Modifikasi Vaksin

Senin 14-12-2020,07:06 WIB
Reporter : Disway Kaltim Group
Editor : Disway Kaltim Group

Tentu saya memilih Sinovac. Dibanding Pfizer. Dengan logika saya sendiri.
Tentu saya bukan ahli menilai. Apalagi menilai obat, termasuk vaksin.

Tapi publik dunia sudah tahu: vaksin Sinovac berasal dari virus Covid yang dilemahkan. Sedang vaksin Pfizer dari modifikasi gen.

Tentu saya tidak anti modifikasi gen. Kalau vaksin yang ada, misalnya, hanya yang modifikasi itu saya pun akan menjalaninya.
Yang penting pandemi ini harus berakhir lebih cepat. Juga lebih sedikit korbannya. Jangan mengulangi pandemi tahun 1918 yang korbannya sepertiga penduduk: Flu Spanyol itu.

Bayangkan kalau di zaman ini sepertiga penduduk meninggal dunia. Berarti akan ada 100 juta orang Indonesia meninggal.

Memang, mungkin, itu cara semesta menyeimbangkan kembali tatanan kehidupan. Tapi ilmu pengetahuan akan selalu bisa mengatasi persoalan: mestinya.

Seperti di awal tahun 1900-an. Para ahli di Inggris meramalkan punahnya manusia akibat kekurangan pangan yang berat. Itu didasarkan statistik pertumbuhan penduduk dibanding produksi pangan dunia.

Tapi seorang ahli di Jerman, Yahudi, kemudian menemukan cara pembelahan ‘N’. Itulah awal dari ditemukannya pupuk. Yang bahan bakunya dari udara. Yang kita pakai sampai sekarang. Yang membuat pabrik pupuk kaya raya dan petani tetap miskin.

Tapi, kenyataannya, produksi pangan bisa melebihi kebutuhan –tinggal punya uang atau tidak untuk membelinya.

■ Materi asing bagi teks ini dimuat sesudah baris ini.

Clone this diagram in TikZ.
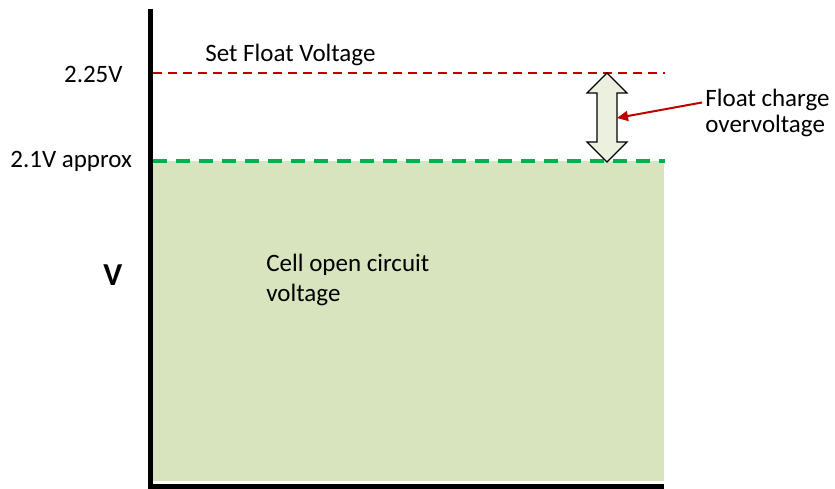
\documentclass[tikz,border=0pt]{standalone}
\usepackage{fontspec}
\setmainfont{Carlito}
\usetikzlibrary{arrows.meta}
\definecolor{cellfill}{HTML}{D7E4BD}
\definecolor{floatred}{HTML}{C00000}
\definecolor{ocvgreen}{HTML}{00B050}
\definecolor{arrowfill}{HTML}{EBF1DE}

\begin{document}
\begin{tikzpicture}[x=1pt,y=-1pt,line width=.8pt,font=\fontsize{25}{30}\selectfont]
\useasboundingbox (0,0) rectangle (835,489);
\fill[cellfill] (153,161) rectangle (664,481);
\draw[floatred,line width=2pt,dash pattern=on 9pt off 6pt] (153,73)--(665,73);
\draw[ocvgreen,line width=4pt,dash pattern=on 14pt off 9pt] (153,161)--(665,161);
\draw[line width=5pt,miter limit=4] (150.5,9)--(150.5,486.5)--(664,486.5);
\draw[fill=arrowfill,line width=1.1pt] (607,73)--(627,93)--(617,93)--(617,142)--(627,142)--(607,162)--(587,142)--(597,142)--(597,93)--(587,93)--cycle;
\coordinate (shaft) at (617,118);
\node[anchor=base west,inner sep=0pt] (setfloat) at (205,62) {Set Float Voltage};
\node[anchor=base east,inner sep=0pt] (vfloat) at (123,83) {2.25V};
\node[anchor=base west,inner sep=0pt] (vocv) at (10,168) {2.1V approx};
\node[anchor=base west,inner sep=0pt,font=\fontsize{32}{38}\selectfont\bfseries] (vaxis) at (103,285) {V};
\node[anchor=base west,inner sep=0pt] (cella) at (266,271) {Cell open circuit};
\node[anchor=base west,inner sep=0pt] (cellb) at ([yshift=-30pt]cella.base west) {voltage};
\node[anchor=base west,inner sep=0pt] (fca) at (705,107) {Float charge};
\node[anchor=base west,inner sep=0pt] (fcb) at ([yshift=-26pt]fca.base west) {overvoltage};
\draw[floatred,line width=2pt,-{Triangle[length=11pt,width=10pt]}] ([xshift=-3pt,yshift=-2pt]fca.west)--(shaft);
\end{tikzpicture}
\end{document}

Kini juga sudah ditemukan bahan baku kertas yang tidak usah dari serat kayu. Minggu lalu saya mengikuti publikasi penemuan itu secara online. Dari Tiongkok.

Di sana sudah ditemukan bahan baku kertas yang baru: batu. Yang dilembutkan menjadi tepung yang amat halus. Lalu dicampur dengan berbagai ramuan.

Penemuan di bidang cocok tanam pun akan terus meroket. Pertanian yang tanpa lahan itu. Termasuk bisa ”menanam” telo rambat (ubi jalar) yang umbinya bergelantungan di udara. Seperti yang sudah sukses diuji coba di Henan, Tiongkok.

Modifikasi gen tanaman juga akan terus dilakukan. Yang sampai sekarang sangat sukses untuk kedelai, kapas dan banyak lagi. Yang kedelai jenis DMO itu di Amerika untuk makanan ternak. Dan yang kita impor, apa boleh buat, untuk membuat tempe.

Tiap kilogram kedelai jenis ini bisa menjadi tempe lebih banyak. Kedelainya besar-besar. Hanya pabrik tahu yang kurang suka memakainya: sari kedelainya, yang bisa menjadi tahu, lebih sedikit.

Saya juga makan tempe dari  kedelai modifikasi itu. Tapi kalau boleh memilih saya lebih senang makan tempe dari kedelai lokal. Lebih gurih. Dan yang pasti bukan hasil modifikasi gen.

Sikap saya terhadap vaksin juga seperti menghadapi sajian tempe di meja makan. Kalau ada yang asalnya dari kedelai yang bukan modifikasi saya pilih itu. Kalau adanya hanya tempe dari kedelai hasil modifikasi ya saya makan juga.

Di Barat salah satu alasan penolakan terhadap vaksinasi Covid adalah soal modifikasi gen itu. Yang anti modifikasi gen tanaman saja begitu banyak. Apalagi ini modifikasi gen manusia.